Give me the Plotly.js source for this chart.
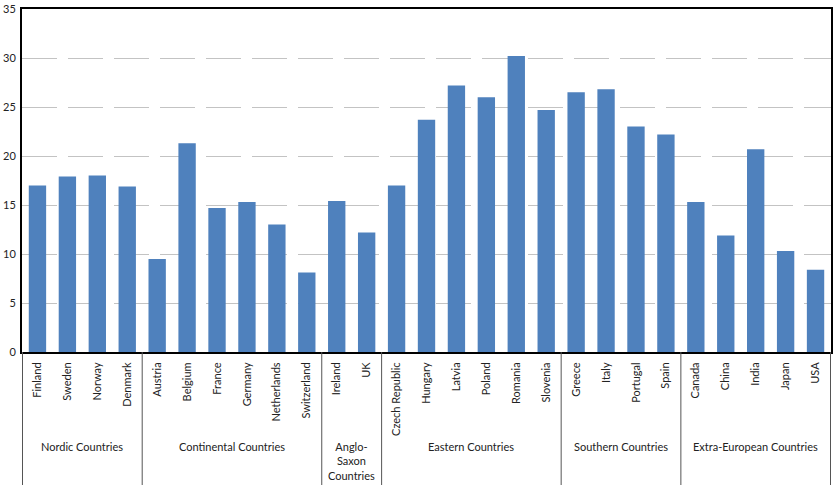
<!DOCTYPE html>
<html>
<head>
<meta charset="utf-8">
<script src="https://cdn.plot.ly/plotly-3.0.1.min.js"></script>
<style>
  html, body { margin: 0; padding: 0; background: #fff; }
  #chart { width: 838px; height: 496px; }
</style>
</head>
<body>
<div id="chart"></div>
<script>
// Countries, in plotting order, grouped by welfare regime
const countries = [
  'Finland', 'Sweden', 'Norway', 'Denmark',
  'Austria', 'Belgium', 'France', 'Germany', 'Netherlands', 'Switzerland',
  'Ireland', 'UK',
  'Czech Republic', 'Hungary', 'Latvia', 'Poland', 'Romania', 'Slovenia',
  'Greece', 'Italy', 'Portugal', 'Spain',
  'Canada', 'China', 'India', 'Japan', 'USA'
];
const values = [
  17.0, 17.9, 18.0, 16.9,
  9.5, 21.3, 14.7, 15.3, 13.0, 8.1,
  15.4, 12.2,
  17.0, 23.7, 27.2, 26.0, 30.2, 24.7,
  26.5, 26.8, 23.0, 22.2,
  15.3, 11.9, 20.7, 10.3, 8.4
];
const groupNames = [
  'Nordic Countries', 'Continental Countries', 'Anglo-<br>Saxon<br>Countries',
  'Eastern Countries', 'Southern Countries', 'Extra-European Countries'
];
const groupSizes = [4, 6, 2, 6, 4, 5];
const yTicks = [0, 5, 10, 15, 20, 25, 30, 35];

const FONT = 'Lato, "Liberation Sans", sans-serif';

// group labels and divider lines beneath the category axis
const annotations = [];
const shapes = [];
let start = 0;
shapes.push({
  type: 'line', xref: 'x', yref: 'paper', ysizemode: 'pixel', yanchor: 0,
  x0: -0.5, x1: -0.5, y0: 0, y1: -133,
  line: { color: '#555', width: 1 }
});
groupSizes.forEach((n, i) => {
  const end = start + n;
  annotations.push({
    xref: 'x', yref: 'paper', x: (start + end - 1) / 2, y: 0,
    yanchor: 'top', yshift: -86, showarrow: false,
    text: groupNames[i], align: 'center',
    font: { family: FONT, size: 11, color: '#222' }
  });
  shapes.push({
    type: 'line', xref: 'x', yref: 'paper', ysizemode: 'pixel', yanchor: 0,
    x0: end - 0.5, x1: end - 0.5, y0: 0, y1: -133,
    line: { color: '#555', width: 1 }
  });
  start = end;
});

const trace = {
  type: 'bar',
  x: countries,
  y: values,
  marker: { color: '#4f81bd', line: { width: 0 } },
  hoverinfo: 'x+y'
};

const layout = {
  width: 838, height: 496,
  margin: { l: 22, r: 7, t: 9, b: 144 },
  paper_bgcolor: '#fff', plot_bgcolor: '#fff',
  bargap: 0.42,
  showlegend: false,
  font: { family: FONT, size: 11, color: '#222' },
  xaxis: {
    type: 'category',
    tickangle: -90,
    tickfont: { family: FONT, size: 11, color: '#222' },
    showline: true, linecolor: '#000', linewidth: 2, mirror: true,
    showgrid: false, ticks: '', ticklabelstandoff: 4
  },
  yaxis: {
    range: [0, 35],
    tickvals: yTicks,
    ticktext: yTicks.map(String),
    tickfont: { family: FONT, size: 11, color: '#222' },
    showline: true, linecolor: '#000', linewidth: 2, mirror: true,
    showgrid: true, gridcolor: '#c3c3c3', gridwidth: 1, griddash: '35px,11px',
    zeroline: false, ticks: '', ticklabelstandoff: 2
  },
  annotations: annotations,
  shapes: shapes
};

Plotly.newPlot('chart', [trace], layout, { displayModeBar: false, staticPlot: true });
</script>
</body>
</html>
□ □ □ □ □
**WHAT IS EXPECTED:** Determine how many lines in the data above contain the string "chart". Give nothing except the number.

**WRITTEN RESPONSE:** 4